しかし4~5年間の地道な努力の甲斐あって、徐々にテイクオフし始め、ある実績が次のプロジェクトを生みし、今日に至った次第です。
これまでの主なる歩み
2008年、『ナパヴァレーのワイン休日』(樹立社刊:現在絶版)を文と写真で出版。これが日本初の
ワイイン・リーズム本となる。
同年、『家庭画報』(世界文化社)5月号で、約20ページにわたる“ナパヴァレーの休日”特集を。同年夏、私の著書を持ち現地を訪れた女優相田翔子さんからお声がかかり、ナパヴァレーをヴァーチャルな旅をする彼女のFM番組に5週にわたり出演する。同年末、世界7カ国語で翻訳されナパヴァレーを有名にし、新世界ワイン(国)のワインづくりの人々に勇気を与えた『パリスの審判』の著者:ジョージM.テイバー氏とナパヴァレーで会食。今日まで交友を続け、彼を始め『パリスの審判』に登場する主人公全員と接触あるいは交友を持ち続け
ている。多分日本で私一人だと思います・・・。
2008年秋から翌2009年、20世紀Fox&フジTVの劇場映画『サイドウェイズ』制作でワイナリーの撮影交渉とセリフ内容等のチェック等、ナパ・アドバイザーとして参加。鈴木京香さん、菊地凛子さん、小日向文世、生瀬勝彦さんたちと約1か月ナパヴァレーで過ごす。

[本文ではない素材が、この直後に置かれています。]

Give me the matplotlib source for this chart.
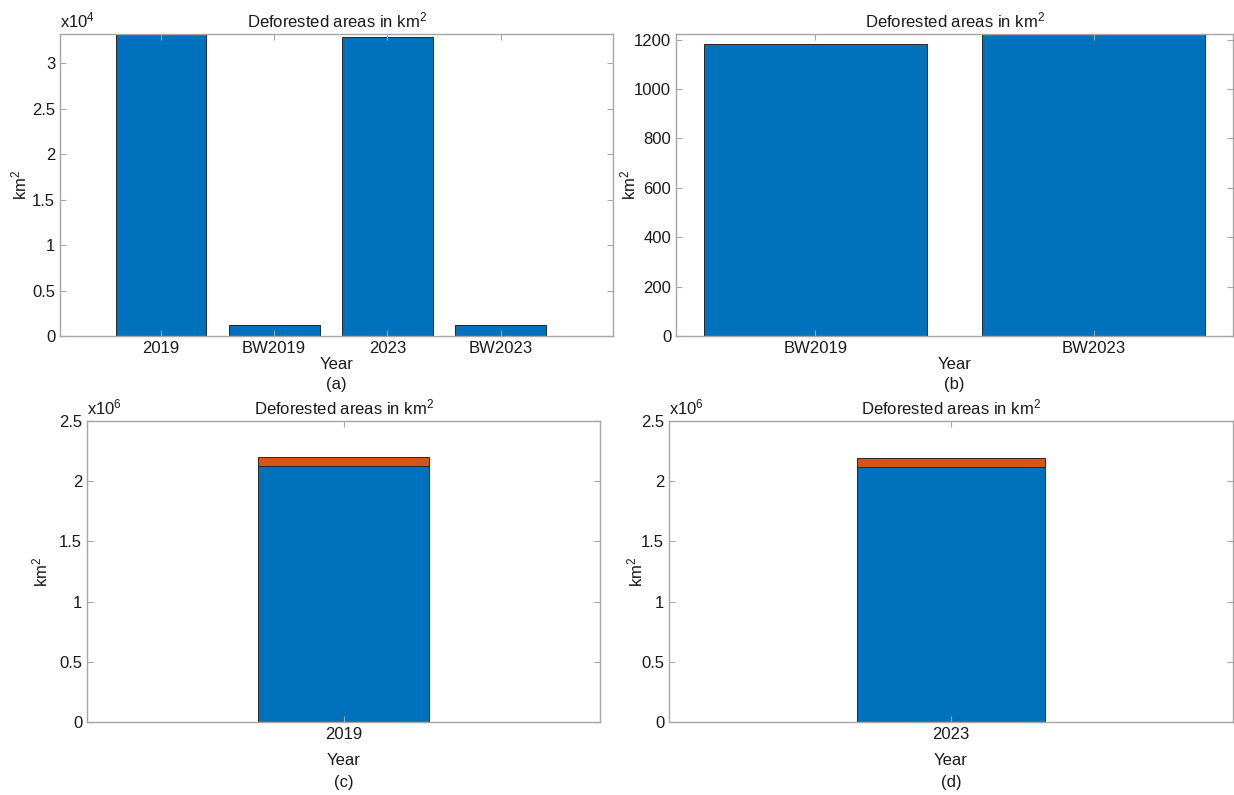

鈴木京香さんにレストランでご馳走になったり、彼女お手製の稲荷ずしを頂いたことは大切な思い出です。2010年、ナパヴァレーを問わず全米でも話題の3つ星レストランTHE FRENCH LAUNDRYが発行する雑誌『FINESSE』創刊号に、唯一の外国人ライターとして寄稿依頼受ける。
同年、日本のワイナリーの雄サンクゼールさんのナパヴァレー社員研修を企画・現地を案内する。これを機に様々な会社や団体のナパヴァレー研修ツアーを引き受ける。2010年、『家庭画報』11月号で約20ぺージに渡り、FRENCH LAUNDRYのシェフThomas Keller、Chez PaniseのAlice Warters他を登場させ、ナパヴァレーをワインと食の都として特集する。その後、多くのナパヴァレー関連のイベントや講演を引き受ける。2018年、『ソノマのワイン休日』(世界文化社刊)を第二弾として出版。
2020年、『ナパヴァレー完全ガイド』(世界文化社刊)を第三弾として上梓する。
定期購読誌『WINE PLANET』2023年10月号のナパヴァレー&ソノマ特集で、写真&文とも全て濱本純に任された。